読み込み/書き込みの分離の仕組みとして組み込まれている機能は、非常に基本的なものです。 SELECT で始まるクエリは読み込みリクエストとみなして MySQL のスレーブサーバーに送り、それ以外のすべてのクエリは (SHOW ステートメントなども含めて) 書き込みリクエストとみなして MySQL マスタサーバーに送ります。 この組み込みの挙動を上書きするために、 SQL ヒント やユーザー定義の コールバック関数 を使えます。

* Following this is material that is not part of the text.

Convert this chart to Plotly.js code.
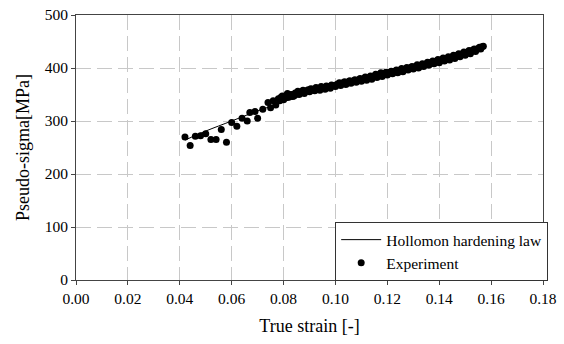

読み込み/書き込みの分離機能は、複数ステートメントの場合を考慮しません。 複数のステートメントも単一のステートメントとみなします。 そして、その先頭の文字を見て、どこで実行させるのかを判断します。たとえば mysqli_multi_query() を使って SELECT id FROM test ; INSERT INTO test(id) VALUES (1) を実行したとすると、この処理はスレーブサーバーに送られます。先頭が SELECT で始まるからです。後半には INSERT ステートメントも含まれていますが、 これもそのままスレーブサーバー上で実行されます。
注意:
アプリケーション側では、ロードバランシングのための接続の切り替えが発生することを想定しなければなりません。 マニュアルの 接続プーリングと切り替え、 トランザクションの処理、 フェイルオーバー、 ロードバランシング そして 読み込み/書き込みの分離 を確認しましょう。
mysqlnd_ms は mysqlnd master slave plugin の略です。 概念実証のためのコードをざっと書きあげるときに、この名前を選びました。 当時は、まさかそのコードを使い続けることになるとは思わなかったのです。